Grant number: 15/20060-3
Support type:Scholarships in Brazil - Scientific Initiation
Effective date (Start): October 01, 2015
Effective date (End): September 30, 2016
Field of knowledge:Physical Sciences and Mathematics - Computer Science - Computing Methodologies and Techniques
Principal Investigator:Carlos Roberto Valêncio
Grantee:José Carlos de Freitas
Home Institution: Instituto de Biociências, Letras e Ciências Exatas (IBILCE). Universidade Estadual Paulista (UNESP). Campus de São José do Rio Preto. São José do Rio Preto , SP, Brazil


Co-authorship networks in scientific productions make up an important resource on characterization of science within a community and their associations [MenaChalco, 2014]. Such characterization is made by Bibliometrics - the study of the quantitative aspects of the production, dissemination and use of information, developing models and mathematical patterns [Soft-Chapula, 1998]. In view of such importance, this work is the development of an environment for data mining on academic and scientific productions through co-authorship networks.
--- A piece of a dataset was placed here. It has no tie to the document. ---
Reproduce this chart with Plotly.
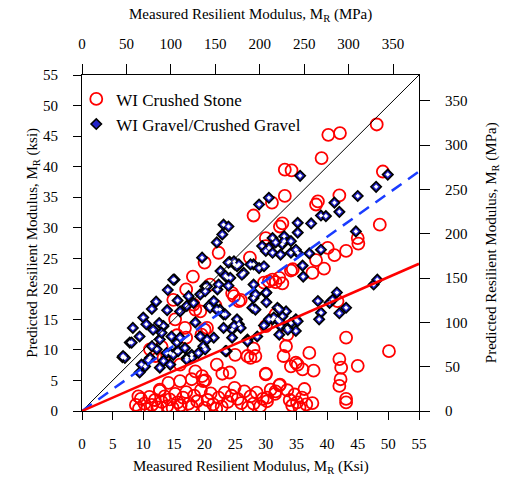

To achieve this, the proposed environment consists of: 1) A unified set based on graph database, representing the co-authorship network; 2) Data import algorithms, aiming to extract data from sources related to scientific production, storing them in a graph database; 3) An Extraction tool of bibliometrics by applying analysis and graph theory.This paper proposes to contribute to the creation of a tool for data mining based on the application of analysis and graph theory using NoSQL graph database. It is expected that the environment created allows extraction of useful information related to the degree of interaction between the researchers and their respective productions, which allow the characterization of groups of researchers, universities, graduate programs and even characterize the science nationally.